Because dinosaurs had long erect legs, and because trackways show that they
almost always walked faster than 3km/h, they should have had an aerobic
capacity above that observed in reptiles.<
My response:
Thanks for this very clear and logical presentation of the argument. I
certainly agree that selection for enhanced locomotory performance could
plausibly lead to the evolution of increased aerobic capacity, and that it
could also lead to the evolution of erect posture. I am still skeptical about
a direct link between the two ("forcing"), and here's why. Missing from these
arguments is the effect of scaling. How can you use an absolute velocity
(e.g. 3 km/h) as a comparative for animals of such widely differing body
sizes as extant teiids and sauropod dinosaurs? Stride length obviously
increases with increasing body size; stride frequency decreases but not as
much. Therefore their product (velocity) increases with body size. Normal
realized walking speed scales positively with body mass, and maximal aerobic
speed almost certainly does too (though I can't find any documentation at the
moment). Therefore a really large animal can maintain a given absolute
velocity with a relatively smaller increase in energy expenditure. So it
seems to me that a REALLY big animal, with very long legs, ought to be able
to move rapidly (e.g. 3 km/h) by virtue of its size alone, without requiring
a high aerobic scope. Have I missed something?

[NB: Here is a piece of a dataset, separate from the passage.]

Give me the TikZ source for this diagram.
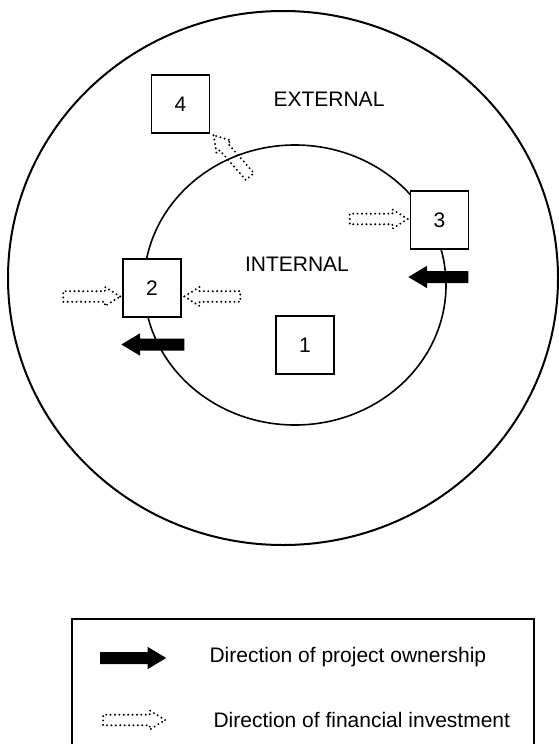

Also, as I have previously argued, erect posture and columnar legs
are a likely prerequisite for really large body mass, for engineering support
reasons regardless of locomotory considerations. In other words, large body
size "forces" erect posture no matter how fast the thing moves or can move,
and regardless of its metabolic rate.
Two reasons why, when the all-important variable of body mass is
factored in, the posture/metabolic rate link is not persuasive. To me.
And, by the way, I agree that chameleons are so specialized as to be
a red herring; they do, however, represent a counterexample to any strong,
necessary link between limb posture and metabolic rate even in small animals.